<<<<

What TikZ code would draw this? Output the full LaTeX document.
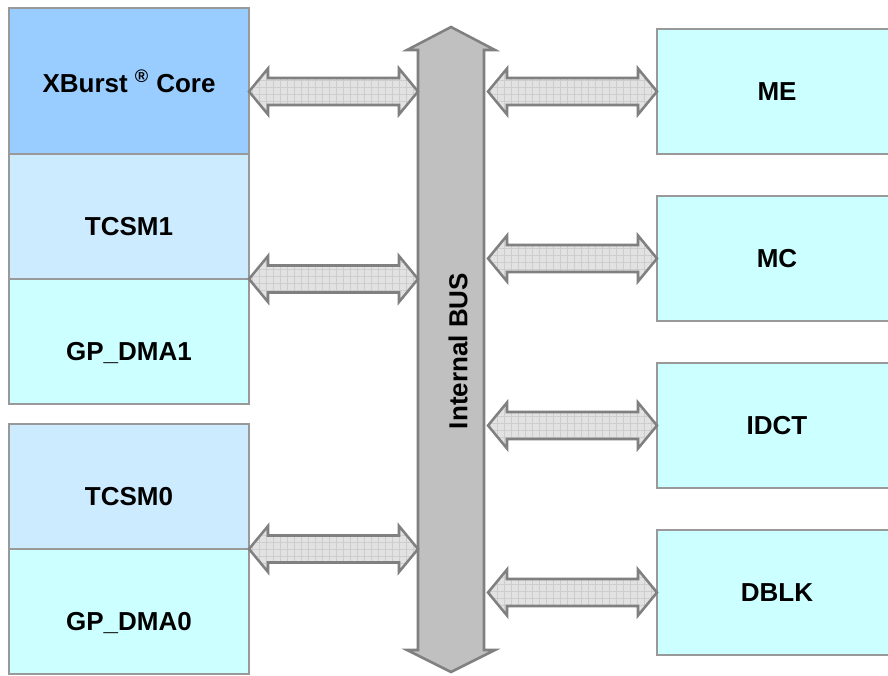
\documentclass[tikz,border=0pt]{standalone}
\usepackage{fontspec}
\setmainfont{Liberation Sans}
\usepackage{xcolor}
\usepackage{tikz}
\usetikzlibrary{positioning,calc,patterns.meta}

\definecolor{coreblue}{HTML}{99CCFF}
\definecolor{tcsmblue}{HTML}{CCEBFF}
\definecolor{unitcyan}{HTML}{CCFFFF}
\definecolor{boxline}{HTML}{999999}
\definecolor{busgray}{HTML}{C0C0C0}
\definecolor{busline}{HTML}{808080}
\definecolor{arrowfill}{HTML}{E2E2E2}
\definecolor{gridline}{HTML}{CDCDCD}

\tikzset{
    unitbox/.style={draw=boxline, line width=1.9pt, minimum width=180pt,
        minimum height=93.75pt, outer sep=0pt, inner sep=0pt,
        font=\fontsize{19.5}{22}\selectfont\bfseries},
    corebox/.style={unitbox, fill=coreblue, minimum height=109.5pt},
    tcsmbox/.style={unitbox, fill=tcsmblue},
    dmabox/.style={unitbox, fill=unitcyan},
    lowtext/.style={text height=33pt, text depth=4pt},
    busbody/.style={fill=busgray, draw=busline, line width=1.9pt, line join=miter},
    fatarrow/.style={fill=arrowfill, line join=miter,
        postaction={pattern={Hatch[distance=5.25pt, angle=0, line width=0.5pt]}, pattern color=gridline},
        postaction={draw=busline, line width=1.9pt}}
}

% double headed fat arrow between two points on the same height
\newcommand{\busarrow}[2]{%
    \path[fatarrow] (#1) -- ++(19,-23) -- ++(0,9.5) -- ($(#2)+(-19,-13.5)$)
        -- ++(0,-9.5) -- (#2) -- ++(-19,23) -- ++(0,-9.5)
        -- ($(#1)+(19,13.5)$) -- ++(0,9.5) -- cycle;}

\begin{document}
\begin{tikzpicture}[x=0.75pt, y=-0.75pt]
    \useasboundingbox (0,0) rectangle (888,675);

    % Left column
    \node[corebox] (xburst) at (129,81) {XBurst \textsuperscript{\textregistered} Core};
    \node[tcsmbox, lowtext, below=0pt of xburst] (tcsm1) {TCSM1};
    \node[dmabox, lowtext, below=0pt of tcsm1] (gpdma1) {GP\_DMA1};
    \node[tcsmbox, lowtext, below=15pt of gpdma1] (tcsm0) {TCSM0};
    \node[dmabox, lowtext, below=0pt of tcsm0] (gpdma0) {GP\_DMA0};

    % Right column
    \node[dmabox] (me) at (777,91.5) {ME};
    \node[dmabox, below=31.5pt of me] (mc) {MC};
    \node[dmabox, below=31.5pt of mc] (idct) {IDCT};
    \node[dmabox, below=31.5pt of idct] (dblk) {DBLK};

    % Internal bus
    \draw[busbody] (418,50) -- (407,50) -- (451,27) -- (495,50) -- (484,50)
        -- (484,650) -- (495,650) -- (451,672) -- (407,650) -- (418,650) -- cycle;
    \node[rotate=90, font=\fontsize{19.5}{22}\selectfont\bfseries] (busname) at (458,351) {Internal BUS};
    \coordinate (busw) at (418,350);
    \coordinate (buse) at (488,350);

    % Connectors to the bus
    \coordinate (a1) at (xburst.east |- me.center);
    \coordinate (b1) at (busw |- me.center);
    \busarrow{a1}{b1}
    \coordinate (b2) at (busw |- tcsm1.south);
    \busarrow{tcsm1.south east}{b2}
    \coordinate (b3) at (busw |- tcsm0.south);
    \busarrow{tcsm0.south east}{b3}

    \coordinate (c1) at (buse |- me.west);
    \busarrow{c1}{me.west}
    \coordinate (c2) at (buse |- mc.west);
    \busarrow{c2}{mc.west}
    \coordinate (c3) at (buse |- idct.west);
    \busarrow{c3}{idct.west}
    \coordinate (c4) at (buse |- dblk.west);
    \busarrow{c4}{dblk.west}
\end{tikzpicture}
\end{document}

>>>>

→ **Instruction**
Each line of the material must be retyped exactly, except that images are omitted.

→ **Solution for this task**
What TikZ code would draw this? Output the full LaTeX document.
\documentclass[tikz,border=0pt]{standalone}
\usepackage{fontspec}
\setmainfont{Liberation Sans}
\usepackage{xcolor}
\usepackage{tikz}
\usetikzlibrary{positioning,calc,patterns.meta}

\definecolor{coreblue}{HTML}{99CCFF}
\definecolor{tcsmblue}{HTML}{CCEBFF}
\definecolor{unitcyan}{HTML}{CCFFFF}
\definecolor{boxline}{HTML}{999999}
\definecolor{busgray}{HTML}{C0C0C0}
\definecolor{busline}{HTML}{808080}
\definecolor{arrowfill}{HTML}{E2E2E2}
\definecolor{gridline}{HTML}{CDCDCD}

\tikzset{
    unitbox/.style={draw=boxline, line width=1.9pt, minimum width=180pt,
        minimum height=93.75pt, outer sep=0pt, inner sep=0pt,
        font=\fontsize{19.5}{22}\selectfont\bfseries},
    corebox/.style={unitbox, fill=coreblue, minimum height=109.5pt},
    tcsmbox/.style={unitbox, fill=tcsmblue},
    dmabox/.style={unitbox, fill=unitcyan},
    lowtext/.style={text height=33pt, text depth=4pt},
    busbody/.style={fill=busgray, draw=busline, line width=1.9pt, line join=miter},
    fatarrow/.style={fill=arrowfill, line join=miter,
        postaction={pattern={Hatch[distance=5.25pt, angle=0, line width=0.5pt]}, pattern color=gridline},
        postaction={draw=busline, line width=1.9pt}}
}

% double headed fat arrow between two points on the same height
\newcommand{\busarrow}[2]{%
    \path[fatarrow] (#1) -- ++(19,-23) -- ++(0,9.5) -- ($(#2)+(-19,-13.5)$)
        -- ++(0,-9.5) -- (#2) -- ++(-19,23) -- ++(0,-9.5)
        -- ($(#1)+(19,13.5)$) -- ++(0,9.5) -- cycle;}

\begin{document}
\begin{tikzpicture}[x=0.75pt, y=-0.75pt]
    \useasboundingbox (0,0) rectangle (888,675);

    % Left column
    \node[corebox] (xburst) at (129,81) {XBurst \textsuperscript{\textregistered} Core};
    \node[tcsmbox, lowtext, below=0pt of xburst] (tcsm1) {TCSM1};
    \node[dmabox, lowtext, below=0pt of tcsm1] (gpdma1) {GP\_DMA1};
    \node[tcsmbox, lowtext, below=15pt of gpdma1] (tcsm0) {TCSM0};
    \node[dmabox, lowtext, below=0pt of tcsm0] (gpdma0) {GP\_DMA0};

    % Right column
    \node[dmabox] (me) at (777,91.5) {ME};
    \node[dmabox, below=31.5pt of me] (mc) {MC};
    \node[dmabox, below=31.5pt of mc] (idct) {IDCT};
    \node[dmabox, below=31.5pt of idct] (dblk) {DBLK};

    % Internal bus
    \draw[busbody] (418,50) -- (407,50) -- (451,27) -- (495,50) -- (484,50)
        -- (484,650) -- (495,650) -- (451,672) -- (407,650) -- (418,650) -- cycle;
    \node[rotate=90, font=\fontsize{19.5}{22}\selectfont\bfseries] (busname) at (458,351) {Internal BUS};
    \coordinate (busw) at (418,350);
    \coordinate (buse) at (488,350);

    % Connectors to the bus
    \coordinate (a1) at (xburst.east |- me.center);
    \coordinate (b1) at (busw |- me.center);
    \busarrow{a1}{b1}
    \coordinate (b2) at (busw |- tcsm1.south);
    \busarrow{tcsm1.south east}{b2}
    \coordinate (b3) at (busw |- tcsm0.south);
    \busarrow{tcsm0.south east}{b3}

    \coordinate (c1) at (buse |- me.west);
    \busarrow{c1}{me.west}
    \coordinate (c2) at (buse |- mc.west);
    \busarrow{c2}{mc.west}
    \coordinate (c3) at (buse |- idct.west);
    \busarrow{c3}{idct.west}
    \coordinate (c4) at (buse |- dblk.west);
    \busarrow{c4}{dblk.west}
\end{tikzpicture}
\end{document}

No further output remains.